(no title)
462436347 | 1 year ago
Look up Pontzer's Constrained Total Energy Expenditure Model. His doubly-labeled water experiments show that Hadza and other hunter-gathers have--contrary to his (and your) initial expectations--roughly comparable TDEEs to sedentary western counterparts (controlling for lean body mass) due to metabolic compensation (i.e., the more they exercise, the more their bodies compensate by expending less energy elsewhere, on things like inflammation and thyroid/sex hormones): : https://pmc.ncbi.nlm.nih.gov/articles/PMC4803033/
Regardless, they're in energy balance, meaning they aren't gaining or losing weight, and despite their high-sugar diets, they aren't presenting any of the metabolic maladies that Lustig ascribes to sugar specifically, and not to weight gain--maladies that saturated fat seems to cause with no weight gain.
> This is akin to asking why do long-distance cyclists who spend 10-16hrs a day on bike on long cross country rides can drink liters of cola every day and be skinny like a fig.
Sugar has 4 calories per gram. Fat has 9. Are you arguing that sugar calories are more fattening than fat calories?
> I'm getting second hand embarrassment from just reading the question.
It's remarkable that I've had less derogatory and flippant comments than yours downvoted and even flagged in this thread: https://news.ycombinator.com/user?id=462436347
ozgrakkurt|1 year ago
Johanx64|1 year ago
> Sugar has 4 calories per gram. Fat has 9. Are you arguing that sugar calories are more fattening than fat calories?
Show me a molecule called "calory". Make a blood test - or any other measurement involving actual human body and show me exactly where this "calory" is. Obviously that is a rhetorical question, as human body does not operate on "calories", in fact, they are nowhere to be found in the human body.
Human body however does recognize glucose - C6H12O6 - and when your glycogen stores are depleted (such as by running in the jungle whole day, climbing a tall baobab tree or doing long distance cycling sessions) - the monosaccharides you consume will first go directly to replenish glycogen stores in muscles and liver and other organs.
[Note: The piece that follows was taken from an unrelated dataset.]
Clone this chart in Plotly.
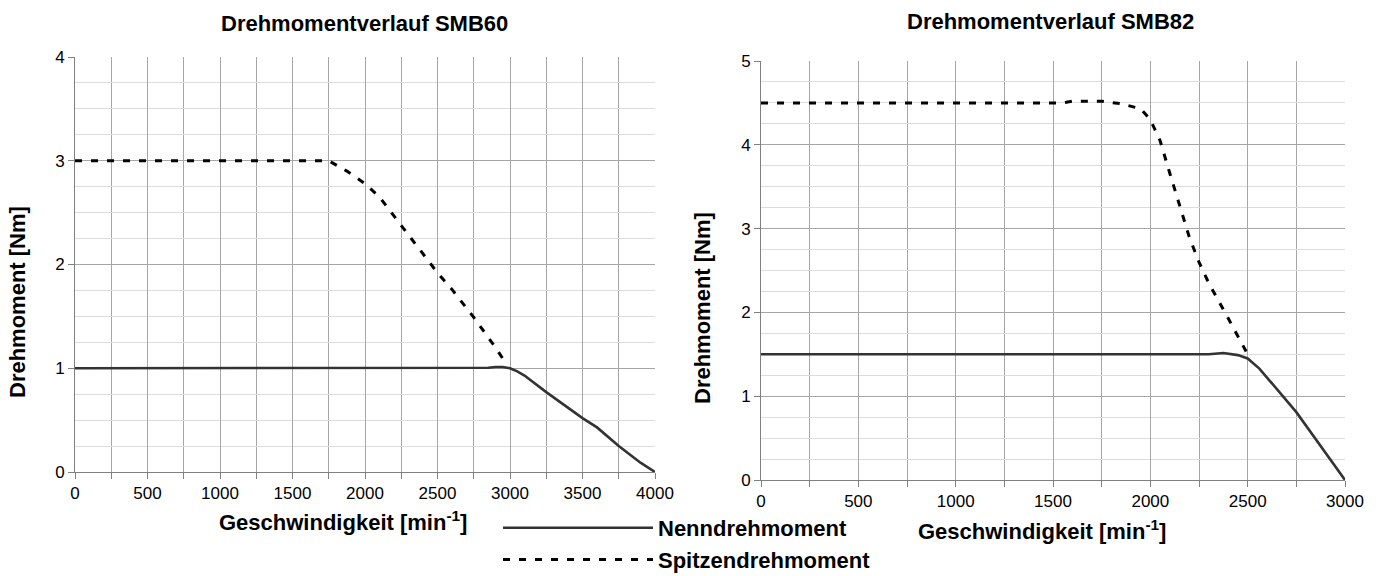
import plotly.graph_objects as go

# ---- data ----
speed_nenn_60 = [0, 2800, 2850, 2900, 2950, 3000, 3050, 3100, 3250, 3500, 3600, 3750, 3900, 4000]
torque_nenn_60 = [1.0, 1.0, 1.005, 1.012, 1.012, 1.0, 0.97, 0.93, 0.77, 0.52, 0.43, 0.25, 0.09, 0.0]
speed_spitze_60 = [0, 1750, 1875, 2000, 2100, 2250, 2400, 2500, 2600, 2750, 2900, 2980]
torque_spitze_60 = [3.0, 3.0, 2.9, 2.78, 2.65, 2.38, 2.1, 1.92, 1.76, 1.49, 1.2, 1.03]

speed_nenn_82 = [0, 2300, 2375, 2450, 2500, 2560, 2750, 3000]
torque_nenn_82 = [1.5, 1.5, 1.515, 1.49, 1.45, 1.33, 0.81, 0.0]
speed_spitze_82 = [0, 1550, 1600, 1750, 1850, 1950, 2000, 2050, 2100, 2150, 2200, 2250, 2300, 2400, 2500]
torque_spitze_82 = [4.5, 4.5, 4.52, 4.52, 4.49, 4.43, 4.3, 4.05, 3.66, 3.27, 2.9, 2.6, 2.35, 1.93, 1.5]

title_60 = "Drehmomentverlauf SMB60"
title_82 = "Drehmomentverlauf SMB82"
x_title = "Geschwindigkeit [min<sup>-1</sup>]"
y_title = "Drehmoment [Nm]"
name_nenn = "Nenndrehmoment"
name_spitze = "Spitzendrehmoment"

FONT = "Liberation Sans, Arial, sans-serif"
W, H = 1376, 576
SOLID_COLOR = "#333333"
DASH_COLOR = "#000000"
DASH = "7px,9px"

fig = go.Figure()
fig.add_trace(go.Scatter(x=speed_nenn_60, y=torque_nenn_60, mode="lines", name=name_nenn,
                         line=dict(color=SOLID_COLOR, width=2.6), xaxis="x", yaxis="y", showlegend=True))
fig.add_trace(go.Scatter(x=speed_spitze_60, y=torque_spitze_60, mode="lines", name=name_spitze,
                         line=dict(color=DASH_COLOR, width=3, dash=DASH), xaxis="x", yaxis="y", showlegend=True))
fig.add_trace(go.Scatter(x=speed_nenn_82, y=torque_nenn_82, mode="lines", name=name_nenn,
                         line=dict(color=SOLID_COLOR, width=2.6), xaxis="x2", yaxis="y2", showlegend=False))
fig.add_trace(go.Scatter(x=speed_spitze_82, y=torque_spitze_82, mode="lines", name=name_spitze,
                         line=dict(color=DASH_COLOR, width=3, dash=DASH), xaxis="x2", yaxis="y2", showlegend=False))

def px_x(p):
    return p / W

def px_y(p):
    return 1 - p / H

GRID = "#a6a6a6"
MINOR_GRID = "#dcdcdc"
AXIS = "#808080"
tickfont = dict(family=FONT, size=17, color="#000000")

def xaxis(dom, rng, anchor):
    return dict(domain=dom, range=rng, anchor=anchor, dtick=500, tick0=0,
                ticks="outside", ticklen=6, tickcolor=AXIS, showgrid=True, gridcolor=GRID,
                showline=True, linecolor=AXIS, linewidth=1, zeroline=False, tickfont=tickfont,
                minor=dict(dtick=250, tick0=0, ticks="outside", ticklen=6, tickcolor=AXIS,
                           showgrid=True, gridcolor=GRID),
                fixedrange=True)

def yaxis(dom, rng, anchor):
    return dict(domain=dom, range=rng, anchor=anchor, dtick=1, tick0=0,
                ticks="outside", ticklen=6, tickcolor=AXIS, showgrid=True, gridcolor=GRID,
                showline=True, linecolor=AXIS, linewidth=1, zeroline=False, tickfont=tickfont,
                minor=dict(dtick=0.25, tick0=0, showgrid=True, gridcolor=MINOR_GRID),
                fixedrange=True)

fig.update_layout(
    width=W, height=H,
    margin=dict(l=0, r=0, t=0, b=0, autoexpand=False),
    paper_bgcolor="white", plot_bgcolor="white",
    font=dict(family=FONT, color="#000000"),
    xaxis=xaxis([px_x(75), px_x(655)], [0, 4000], "y"),
    yaxis=yaxis([px_y(472), px_y(57)], [0, 4], "x"),
    xaxis2=xaxis([px_x(761), px_x(1345)], [0, 3000], "y2"),
    yaxis2=yaxis([px_y(480), px_y(61)], [0, 5], "x2"),
    showlegend=True,
    legend=dict(x=px_x(498), y=px_y(507), xanchor="left", yanchor="top",
                font=dict(family=FONT, size=22, color="#000000", weight="bold"),
                itemwidth=150, tracegroupgap=0, bgcolor="rgba(0,0,0,0)"),
)

def ann(text, x, y, size=22, angle=0):
    return dict(text="<b>" + text + "</b>", x=px_x(x), y=px_y(y), xref="paper", yref="paper",
                showarrow=False, xanchor="center", yanchor="middle", textangle=angle,
                font=dict(family=FONT, size=size, color="#000000"))

fig.update_layout(annotations=[
    ann(title_60, 364, 24),
    ann(title_82, 1050, 22),
    ann(x_title, 343, 521),
    ann(x_title, 1042, 530),
    ann(y_title, 17, 302, angle=-90),
    ann(y_title, 702, 308, angle=-90),
])

fig.write_html("out.html", post_script="document.body.style.margin='0';",
               config={"displayModeBar": False})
If however, you're big fat couch potato with minimal lean muscle mass and a low basal metabolic rate, your glycogen stores are maxed out easily and continued consumption of sugar will directly lead to insulin spikes that will directly trigger lipogenesis (fat storage) as the fat cells will convert excess blood glucose into triglycerides. Eventually you develop insulin insensitity and eventually diabetes. Which is a very natural progression.
Consuming fat however does not notably spike insulin and does not trigger lipogenesis in the same fasion, quite the opposite - breaking down stored body fat can only happen if you stop constantly spiking insulin and enter a catabolic state. And thus - yes - even though fat is more energy dense on paper, it is way less fattening that sugar. And most important of all - consuming fat and proteins increases satiety via peptide hormones such as cholecystokinin which is released when the gut has to digest proteins and fat.
Embarassment really is the only polite way to express myself when confronted with people that compare hunter-gatherers that eat everything that moves, animals, their guts and organs whole, beas, larva, beawax and honeycombs in their entirity - to sedentary cookie muncher diets and claim that not only are those diets comparable (both being "high sugar" diets allegedly), but have similar daily energy expendiatures.
I suppose - to reach parity - couch potatoes expand all their energy producing... sex hormones? This is some truly fascinating stuff.